Rock Island Light was first constructed in 1848 as one of three lights approved by the United States Congress for aiding navigation in the Thousand Islands region of the Saint Lawrence River. The other lights constructed at the same time were Crossover Island Light and Sunken Rock Light, both located east of Rock Island.

The original structure was a combination brick house and light, with the lantern centered on the house's pitched roof. This structure was replaced in 1882 with a separate iron tower that held the light aloft near the center of the island; the current two-story Victorian house was built in 1884.

Problems arose due to the new light being blocked by the two-story home and trees on the island; it was during this time that the A.E. Vickery sank near the island in 1889. The tower's platform was raised by 5 ft in 1894 to help increase visibility, and finally the tower and light was moved to a brick base constructed off the north side of the island in 1903, where it remains today.

Additional structures remaining on the island include a smokehouse (built c. 1847), a carpenter's shop (1882), a generator house (1900), and a boathouse (1920).

Among the keepers hired to maintain the light was William Johnston, a man once known as "The Pirate of the Thousand Islands" for his actions as an American sympathizer during the Patriot War. In May 1838, Johnston and a small force overwhelmed the crew of the British mail steamer Sir Robert Peel; not having enough men to man the steamer, he set it on fire and ran it against a small island in the Saint Lawrence River, henceforth known as Peel Island. Johnston was declared an outlaw by the U.S. government, and was captured and tried several times before finally receiving a pardon. After being pardoned, Johnston took up the role of keeper at Rock Island Light, serving there from 1853 to 1861.
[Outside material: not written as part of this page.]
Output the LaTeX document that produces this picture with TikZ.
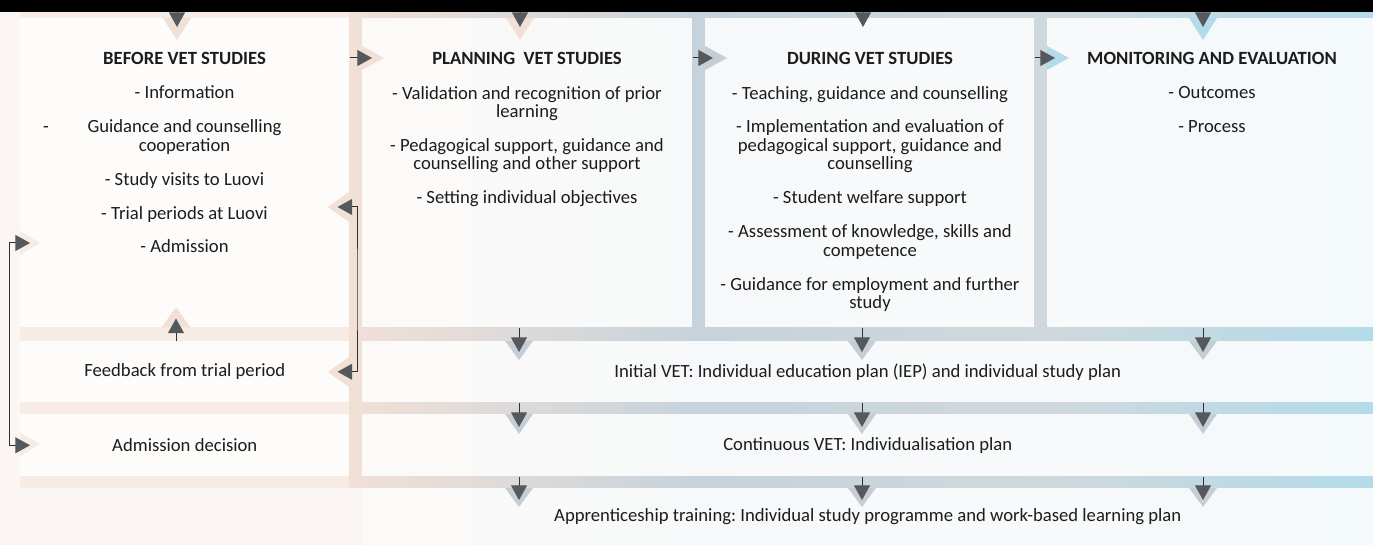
\documentclass[tikz,border=0pt]{standalone}
\usepackage{fontspec}
\setmainfont{Carlito}
\usetikzlibrary{arrows.meta,positioning}

\definecolor{paper}{HTML}{FBF6F3}
\definecolor{bandL}{HTML}{F6EBE5}
\definecolor{bandA}{HTML}{F1E0D6}
\definecolor{bandB}{HTML}{C6D3DC}
\definecolor{bandC}{HTML}{CFD8DC}
\definecolor{bandD}{HTML}{B4DBEA}
\definecolor{tipgrey}{HTML}{55595C}
\definecolor{linegrey}{HTML}{2E3033}
\definecolor{haloP}{HTML}{F0E0D6}
\definecolor{haloG}{HTML}{C6CED5}
\definecolor{haloB}{HTML}{B4DBEA}
\definecolor{ink}{HTML}{1C1C1C}

\begin{document}
\frenchspacing
\begin{tikzpicture}[x=0.75pt,y=-0.75pt,font=\fontsize{14}{13.9}\selectfont,text=ink,
  box/.style={fill=white,fill opacity=0.86,text opacity=1,inner sep=0pt,anchor=north west},
  head/.style={font=\fontsize{14}{13.9}\selectfont\bfseries,inner sep=0pt},
  items/.style={align=center,inner sep=0pt,anchor=north},
  tip/.style={draw=linegrey,line width=0.75pt,-{Triangle[length=11pt,width=12pt,color=tipgrey]}},
  dtip/.style={draw=linegrey,line width=0.75pt,{Triangle[length=11pt,width=12pt,color=tipgrey]}-{Triangle[length=11pt,width=12pt,color=tipgrey]}},
  halo/.style={fill=#1}]

    \useasboundingbox (0,0) rectangle (1373,545);

    % background bands
    \fill[paper] (0,0) rectangle (1373,545);
    \fill[bandL] (20,12) rectangle (349,488);
    \shade[left color=bandA,right color=bandB] (349,12) rectangle (700,545);
    \shade[left color=bandB,right color=bandC] (700,12) rectangle (1040,545);
    \shade[left color=bandC,right color=bandD] (1040,12) rectangle (1373,545);
    \fill[paper] (0,488) rectangle (362,545);
    \fill[black] (0,0) rectangle (1373,12.5);

    % boxes
    \node[box,minimum width=246.75pt,minimum height=231.75pt] (before) at (20,18) {};
    \node[box,minimum width=247.5pt,minimum height=231.75pt] (planning) at (362,18) {};
    \node[box,minimum width=246.75pt,minimum height=231.75pt] (during) at (705,18) {};
    \node[box,minimum width=244.5pt,minimum height=231.75pt] (monitoring) at (1047,18) {};

    \node[box,minimum width=246.75pt,minimum height=45.75pt] (feedback) at (20,341) {Feedback from trial period};
    \node[box,minimum width=758.25pt,minimum height=45.75pt] (initial) at (362,341) {Initial VET: Individual education plan (IEP) and individual study plan};
    \node[box,minimum width=246.75pt,minimum height=46.5pt] (admission) at (20,414) {Admission decision};
    \node[box,minimum width=758.25pt,minimum height=46.5pt] (continuous) at (362,414) {Continuous VET: Individualisation plan};
    \node[box,minimum width=758.25pt,minimum height=42.75pt] (apprentice) at (362,488) {Apprenticeship training: Individual study programme and work-based learning plan};

    % halos
    \fill[halo=haloP] (163,18) -- (191,18) -- (177,40) -- cycle;
    \fill[halo=haloP] (506,18) -- (534,18) -- (520,40) -- cycle;
    \fill[halo=haloB] (1189,18) -- (1217,18) -- (1203,40) -- cycle;
    \fill[halo=haloP] (362,46) -- (362,70) -- (384,58) -- cycle;
    \fill[halo=haloG] (705,46) -- (705,70) -- (727,58) -- cycle;
    \fill[halo=haloB] (1047,46) -- (1047,70) -- (1069,58) -- cycle;
    \fill[halo=haloP] (349,192) -- (349,222) -- (328,207) -- cycle;
    \fill[halo=haloP] (349,357) -- (349,387) -- (328,372) -- cycle;
    \fill[halo=bandL] (20,231) -- (20,255) -- (40,243) -- cycle;
    \fill[halo=bandL] (20,432) -- (20,456) -- (40,444) -- cycle;
    \fill[halo=haloP] (162,327) -- (190,327) -- (176,307) -- cycle;
    \fill[halo=haloG] (505,341) -- (533,341) -- (519,360) -- cycle;
    \fill[halo=haloG] (848,341) -- (876,341) -- (862,360) -- cycle;
    \fill[halo=haloG] (1189,341) -- (1217,341) -- (1203,360) -- cycle;
    \fill[halo=haloG] (505,414) -- (533,414) -- (519,434) -- cycle;
    \fill[halo=haloG] (848,414) -- (876,414) -- (862,434) -- cycle;
    \fill[halo=haloG] (1189,414) -- (1217,414) -- (1203,434) -- cycle;
    \fill[halo=haloG] (505,488) -- (533,488) -- (519,507) -- cycle;
    \fill[halo=haloG] (848,488) -- (876,488) -- (862,507) -- cycle;
    \fill[halo=haloG] (1189,488) -- (1217,488) -- (1203,507) -- cycle;

    % column texts
    \node[head] (hBefore) at (184.5,58) {BEFORE VET STUDIES};
    \node[items,below=16pt of hBefore] (lBefore) {- Information\\[11.5pt]
        \llap{-\hspace{29pt}}Guidance and counselling\\cooperation\\[11.5pt]
        - Study visits to Luovi\\[11.5pt]
        - Trial periods at Luovi\\[11.5pt]
        - Admission};

    \node[head] (hPlanning) at (527,58) {PLANNING\ \ VET STUDIES};
    \node[items,below=16pt of hPlanning] (lPlanning) {- Validation and recognition of prior\\learning\\[11.5pt]
        - Pedagogical support, guidance and\\counselling and other support\\[11.5pt]
        - Setting individual objectives};

    \node[head] (hDuring) at (870,58) {DURING VET STUDIES};
    \node[items,below=16pt of hDuring] (lDuring) {- Teaching, guidance and counselling\\[11.5pt]
        - Implementation and evaluation of\\pedagogical support, guidance and\\counselling\\[11.5pt]
        - Student welfare support\\[11.5pt]
        - Assessment of knowledge, skills and\\competence\\[11.5pt]
        - Guidance for employment and further\\study};

    \node[head] (hMonitoring) at (1212,58) {MONITORING AND EVALUATION};
    \node[items,below=16pt of hMonitoring] (lMonitoring) {- Outcomes\\[11.5pt]
        - Process};

    % arrows
    \coordinate (in1) at (177,12.5);
    \coordinate (in2) at (520,12.5);
    \coordinate (in3) at (863,12.5);
    \coordinate (in4) at (1203,12.5);
    \draw[tip] (in1) -- ++(0,14.5);
    \draw[tip] (in2) -- ++(0,14.5);
    \draw[tip] (in3) -- ++(0,14.5);
    \draw[tip] (in4) -- ++(0,14.5);

    \draw[tip,shorten >=-7.5pt] (before.east |- hBefore) -- (planning.west |- hBefore);
    \draw[tip,shorten >=-6pt] (planning.east |- hPlanning) -- (during.west |- hPlanning);
    \draw[tip,shorten >=-6pt] (during.east |- hDuring) -- (monitoring.west |- hDuring);

    \draw[tip,shorten >=-8.25pt] (planning.south -| 519,0) -- (initial.north -| 519,0);
    \draw[tip,shorten >=-8.25pt] (during.south -| 862,0) -- (initial.north -| 862,0);
    \draw[tip,shorten >=-8.25pt] (monitoring.south -| 1203,0) -- (initial.north -| 1203,0);
    \draw[tip,shorten >=-9.75pt] (initial.south -| 519,0) -- (continuous.north -| 519,0);
    \draw[tip,shorten >=-9.75pt] (initial.south -| 862,0) -- (continuous.north -| 862,0);
    \draw[tip,shorten >=-9.75pt] (initial.south -| 1203,0) -- (continuous.north -| 1203,0);
    \draw[tip,shorten >=-9pt] (continuous.south -| 519,0) -- (apprentice.north -| 519,0);
    \draw[tip,shorten >=-9pt] (continuous.south -| 862,0) -- (apprentice.north -| 862,0);
    \draw[tip,shorten >=-9pt] (continuous.south -| 1203,0) -- (apprentice.north -| 1203,0);

    \draw[tip,shorten >=-6.75pt] (feedback.north -| 176,0) -- (before.south -| 176,0);
    \draw[dtip,shorten <=-9pt,shorten >=-9pt] (before.east |- 0,207) -| (357,290) |- (feedback.east);
    \draw[dtip,shorten <=-7.5pt,shorten >=-7.5pt] (before.west |- 0,243) -| (9.5,350) |- (admission.west);
\end{tikzpicture}
\end{document}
Rock Island Light was last used as an official aid to navigation in 1958. The island was put up for sale in 1968 before being transferred to the Thousand Islands Bridge Authority in 1971. The New York State Office of Parks, Recreation and Historic Preservation assumed control of the property in 1976, at which time it was opened as Rock Island Lighthouse State Park. It was listed on the National Register of Historic Places two years later.

In 2007, the New York State Council of Parks, Recreation and Historical Preservation received a $900,000 grant from the US Department of Transportation as part of the Safe, Accountable, Flexible, Efficient Transportation Equity Act: A Legacy for Users. The grant, matched by $200,000 in state money, was for restoration and development of a method of presenting the lighthouse's historical information and context to the public. The restoration planned for expanding the dock, restoring the lighthouse and keeper's quarters, establishing a museum, and providing water, sewer and electrical service to the island.

===A.E. Vickery shipwreck===
The A.E. Vickery sank August 17, 1889 when it struck a shoal while entering the American Narrows destined for Wisers Distillery at Prescott, Ontario, Canada. The boat now rests near Rock Island and is an underwater diving attraction in the Thousand Islands.

==Rock Island Lighthouse State Park==

Rock Island Lighthouse State Park is a 4 acre state park that encompasses the entirety of Rock Island and its former light station. It was created after New York State acquired the property in 1976.

Access to the island is possible only by private or chartered boat. The nearest public launch site is located at Grass Point State Park, which is approximately five minutes away by boat. Public boat tours are also available from Clayton. As of 2015, the park is open from 10 a.m. to 5 p.m. on weekends from Memorial Day until late June, and is open daily between late June and Labor Day. It is once again open only on weekends from Labor Day until Columbus Day.

The park allows for viewing the surrounding area from the top of the lighthouse, and includes a museum maintained in the former keeper's quarters. A fee is charged to access the museum and lighthouse.